Freaks Of The Heartland s/c back

Steve Niles & Greg Ruth


Page 45 Review by Publisher Blurb

"Don't be runnin' off without rinsin' yer plate, boy. What'd you say?"
"Yes sir."
"That's right. And don't be lyin' around or heading up to yer room. You still got chores."
"Yeah, pa?"
"Don't act like you forgot. Go feed yer brother."

Boasting all the visual glory which Greg Ruth later brought to LOST BOY and INDEH: A STORY OF THE APACHE WARS, this also happens to be Niles's best work to date, far more affecting and involving than you might suspect.

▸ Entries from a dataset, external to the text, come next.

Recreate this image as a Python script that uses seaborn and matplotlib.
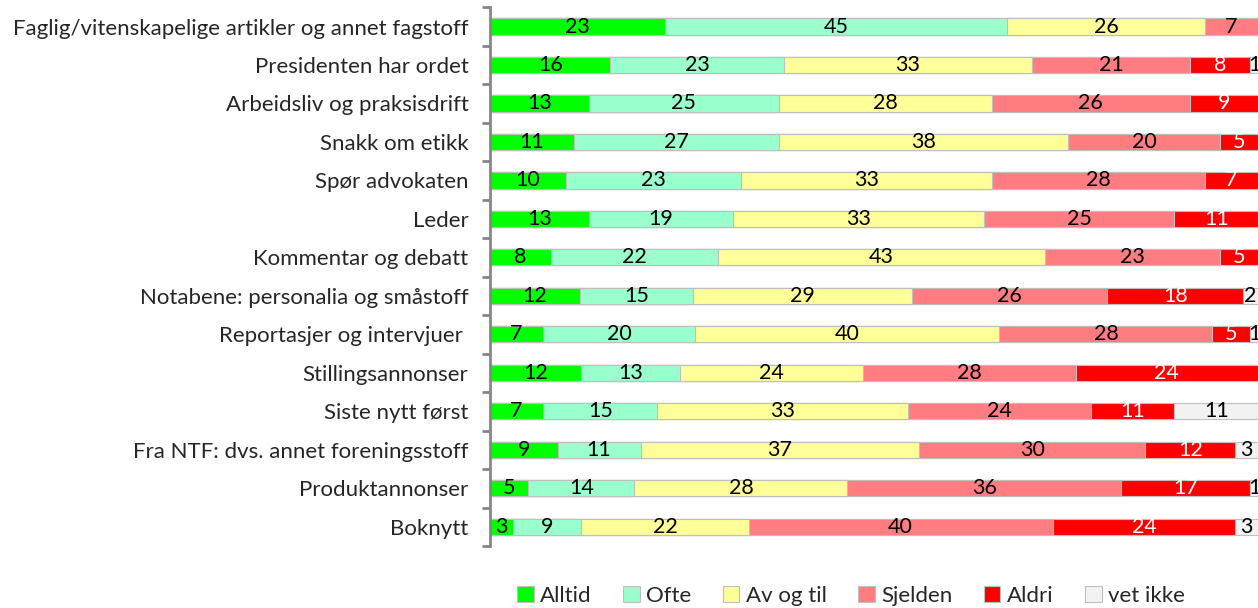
import numpy as np
import pandas as pd
import matplotlib
matplotlib.use("Agg")
import matplotlib.pyplot as plt
import seaborn as sns

# ================================================
# DATA
# ================================================
categories = [
    "Faglig/vitenskapelige artikler og annet fagstoff",
    "Presidenten har ordet",
    "Arbeidsliv og praksisdrift",
    "Snakk om etikk",
    "Spør advokaten",
    "Leder",
    "Kommentar og debatt",
    "Notabene: personalia og småstoff",
    "Reportasjer og intervjuer ",
    "Stillingsannonser",
    "Siste nytt først",
    "Fra NTF: dvs. annet foreningsstoff",
    "Produktannonser",
    "Boknytt",
]
series = ["Alltid", "Ofte", "Av og til", "Sjelden", "Aldri", "vet ikke"]

alltid = [23, 16, 13, 11, 10, 13, 8, 12, 7, 12, 7, 9, 5, 3]
ofte = [45, 23, 25, 27, 23, 19, 22, 15, 20, 13, 15, 11, 14, 9]
av_og_til = [26, 33, 28, 38, 33, 33, 43, 29, 40, 24, 33, 37, 28, 22]
sjelden = [7, 21, 26, 20, 28, 25, 23, 26, 28, 28, 24, 30, 36, 40]
aldri = [0, 8, 9, 5, 7, 11, 5, 18, 5, 24, 11, 12, 17, 24]
vet_ikke = [0, 1, 0, 0, 0, 0, 0, 2, 1, 0, 11, 3, 1, 3]

colors = ["#00FF00", "#99FFCC", "#FFFF99", "#FF7C80", "#FF0000", "#F2F2F2"]
text_colors = ["black", "black", "black", "black", "white", "black"]

# ================================================
# PREP - 100% stacked
# ================================================
df = pd.DataFrame({
    "Alltid": alltid, "Ofte": ofte, "Av og til": av_og_til,
    "Sjelden": sjelden, "Aldri": aldri, "vet ikke": vet_ikke,
}, index=categories)
share = df.div(df.sum(axis=1), axis=0) * 100
cum = share.cumsum(axis=1)

# ================================================
# PLOT
# ================================================
sns.set_style("white")
plt.rcParams['font.family'] = ['Lato', 'DejaVu Sans']

fig, ax = plt.subplots(figsize=(12.58, 6.08), dpi=100)
fig.subplots_adjust(left=0.3895, right=1.0, top=0.988, bottom=0.102)

# draw cumulative totals back to front
for i in reversed(range(len(series))):
    sns.barplot(x=cum[series[i]].values, y=categories, orient="h",
                color=colors[i], width=0.42, edgecolor="#BFBFBF",
                linewidth=0.8, saturation=1, ax=ax, label=series[i])

# segment labels
for i, s in enumerate(series):
    for j, cat in enumerate(categories):
        v = df.loc[cat, s]
        if v == 0:
            continue
        mid = cum.loc[cat, s] - share.loc[cat, s] / 2
        ax.text(mid, j, str(v), ha="center", va="center",
                fontsize=15.5, color=text_colors[i])

handles, labels = ax.get_legend_handles_labels()
if ax.get_legend() is not None:
    ax.get_legend().remove()

ax.set_xlim(0, 100)
ax.set_ylim(len(categories) - 0.5, -0.5)
ax.set_xlabel("")
ax.set_ylabel("")
ax.set_xticks([])
for sp in ["top", "right", "bottom"]:
    ax.spines[sp].set_visible(False)
ax.spines["left"].set_color("#868686")
ax.spines["left"].set_linewidth(2)
ax.tick_params(axis="y", which="major", left=False, labelsize=16, pad=12)
ax.set_yticks(np.arange(len(categories) + 1) - 0.5, minor=True)
ax.tick_params(axis="y", which="minor", left=True, length=6, width=2,
               color="#868686", direction="out")

order = [labels.index(s) for s in series]
fig.legend([handles[k] for k in order], series, loc="center",
           bbox_to_anchor=(0.6765, 0.02), ncol=6, frameon=False,
           fontsize=16, handlelength=0.75, handleheight=0.75,
           handletextpad=0.3, columnspacing=1.4)

plt.savefig("out.png", dpi=100)
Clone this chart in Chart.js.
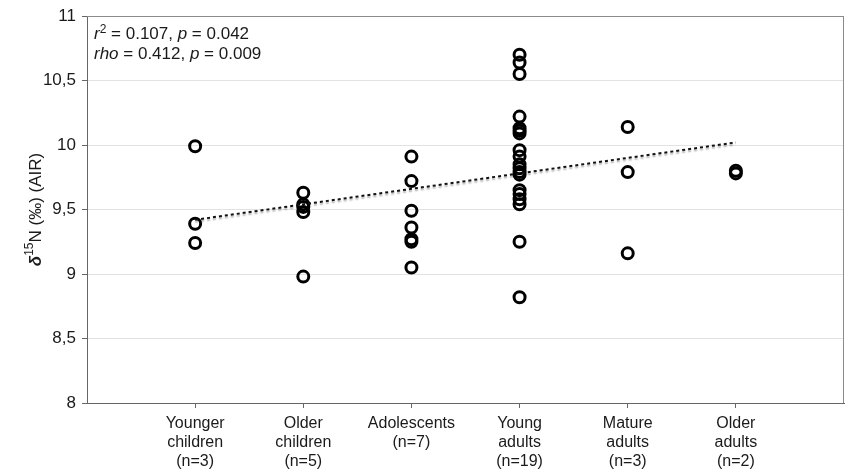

It's a southern gothic tale of brotherhood, deformity and all too human cruelty, in which a young boy believes his brother is the only child in the vicinity born with an extreme form of gigantism. Huge and simple, but with all the heart his father never had, Will is kept chained in the twilight of the barn, visited only by young Trevor. But when their father threatens to put Will down like a wounded dog, Trevor finds a strength and determination he'd never imagined himself capable of, Will discovers that he was never alone, and the local farmers form a posse to end their secret shame once and for all.

Niles wisely keeps the script to a minimum, leaving us to absorb the mood of this gorgeously rendered, poignant tale about standing up strong no matter what the odds, or indeed the cost

Features some of the most fluid figure and wash work I've beheld since Jon J. Muth and Kent Williams at their peaks.